> On 5 Feb 2019, at 06:55, David G. Johnston <david.g.johns...@gmail.com> wrote:
> 
> On Monday, February 4, 2019, David Rowley <david.row...@2ndquadrant.com 
> <mailto:david.row...@2ndquadrant.com>> wrote:
> On Tue, 5 Feb 2019 at 01:12, Daniel Gustafsson <dan...@yesql.se 
> <mailto:dan...@yesql.se>> wrote:
> > We may also want to use the + metacharacter instead of * in a few places, 
> > since
> > the intent is to always match something, where matching nothing should be
> > considered an error:
> >
> > -                 qr/^ALTER TEXT SEARCH DICTIONARY dump_test.alt_ts_dict1 
> > OWNER TO .*;/m,
> > +                 qr/^ALTER TEXT SEARCH DICTIONARY dump_test\.alt_ts_dict1 
> > OWNER TO .*;/m,
> 
> I looked for instances of * alone and didn't see any.
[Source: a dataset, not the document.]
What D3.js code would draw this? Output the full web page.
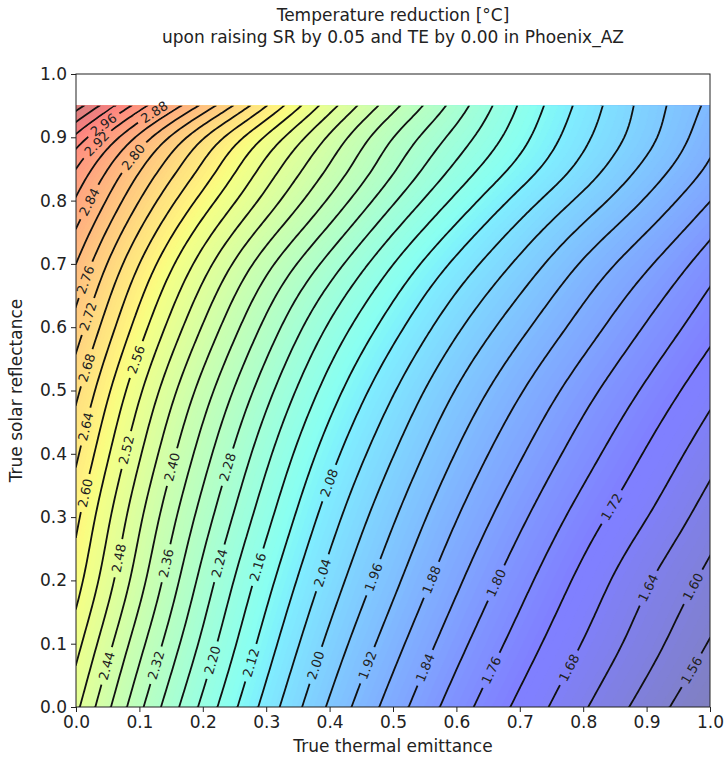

I only saw ones
> prefixed with ".", in which case, isn't that matching 1 or more chars
> already?
> 
> No.  In Regex the following are equivalent:
> 
> .* == .{0,}
> .+ == .{1,}
> . == .{1}
> 
> A “*” by itself would either be an error or, assuming the preceding character 
> is a space (so it visually looks alone) would be zero or more consecutive 
> spaces.

Sorry for being a bit unclear in my original email, it’s as David says above:
.* matches zero or more characters and .+ matches 1 or more characters.

> In the above “...OWNER TO<space>;” is a valid match.

Indeed, so we should move to matching with .+ to force an owner.